Emma will be starting college at the University of Washington in the fall to study architecture. She wrote her story to share with you.
At the age of eight, I arrived in Seattle May 1st, 2001 with my mother and sister. We rode on the Greyhound bus from California, and prior to that we had actually traveled through Mexico in a bus as well. When we arrived in Mexicali, one of the border cities, we crossed in a car with my great aunt and her daughter. With our Mexican passports and Visa we were permitted to cross over to the United States for a couple hours, just enough time to “shop”. I did not cross the border illegally, but once my mom bought another set of bus passes I seriously doubted we were coming to the United States just for a quick shopping trip. Once again we boarded the bus and headed towards Seattle, where my mother had a job set up for her as a live in nanny of three young kids. It was through her job at a hotel that she learned of a family that needed someone to watch their kids and keep the house tidy. That is how my life in the United States had started.
I grew up with my drunk father breaking into our home every weekend, and a mother who left us home in order to make enough money to get through the month. I have two older brothers and a younger sister. In Mexico, life as a single parent is hell, and I saw that suffering in my mother. I come from an illiterate grandmother, parents that completed elementary school, and a family where having kids before the age of eighteen is normal. I wanted to prove to myself that I would become the person I chose to be, and not become a person determined by the circumstance. Even though I grew up knowing I was not an American Citizen, I told myself I would go to college because I committed myself to it, no matter how hard it would be. I was going to prove myself and in doing so, encourage and show my family that nothing is stopping them.

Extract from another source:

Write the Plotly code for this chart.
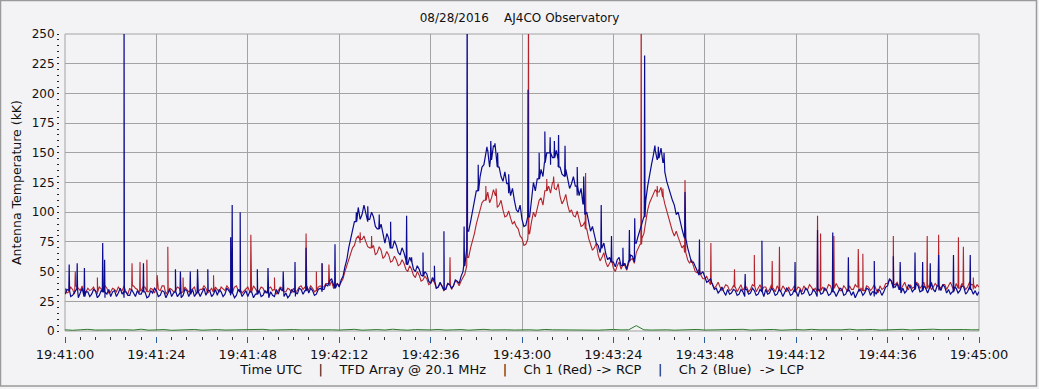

Growing up in the United States I felt very alone, just having my sister and my mom was not enough for me. I missed spending holidays with the whole family and feeling like I belonged. As time went along, I met a boy when I was in middle school. I was very foolish then and soon became pregnant. At the age of fourteen I gave birth to my rambunctious, beautiful and loving son Oscar. As with most teenage parents, his father and I did not last long and he chose to not be a part of his son’s life. I went through high school raising a kid alone with support from my family and trying to make it to classes. There were many sleepless days along with stressful ones. College was always on my mind. Yes it was difficult raising a kid and being a student but when you’re committed, nothing gets in the way.
There have been several people that have helped me get to where I am now, and Seattle Education Access is one of my supports. I first heard of SEA through my public health nurse. I contacted them my junior year in high school, and I was set up with Jason R. who would become my tutor and mentor through the whole college application process and scholarship search. Through these two years I have gotten close to Jason and another SEA volunteer, Cristina G.. who has become my inspiration. They mean so much to me. I am so grateful for SEA and the people who make it happen: Polly, Anthon, and everyone else.
Now, Oscar is going to be four in May and I feel old at just eighteen. My plans for college are to go into architecture and give back to my community, just as the wonderful people I have mentioned above are doing. I was accepted into the University of Washington and was also awarded a privately funded scholarship, The Costco Diversity Scholarship. It gives me a total of $40,000 for four years which makes me more than happy. Being an undocumented student and a teen parent has not stopped me one bit. I hope I can reach out to more students and encourage them to chase their goals and become the person they want to be. As for me, I will be at the UW for the next couple years, thanks to everyone at SEA.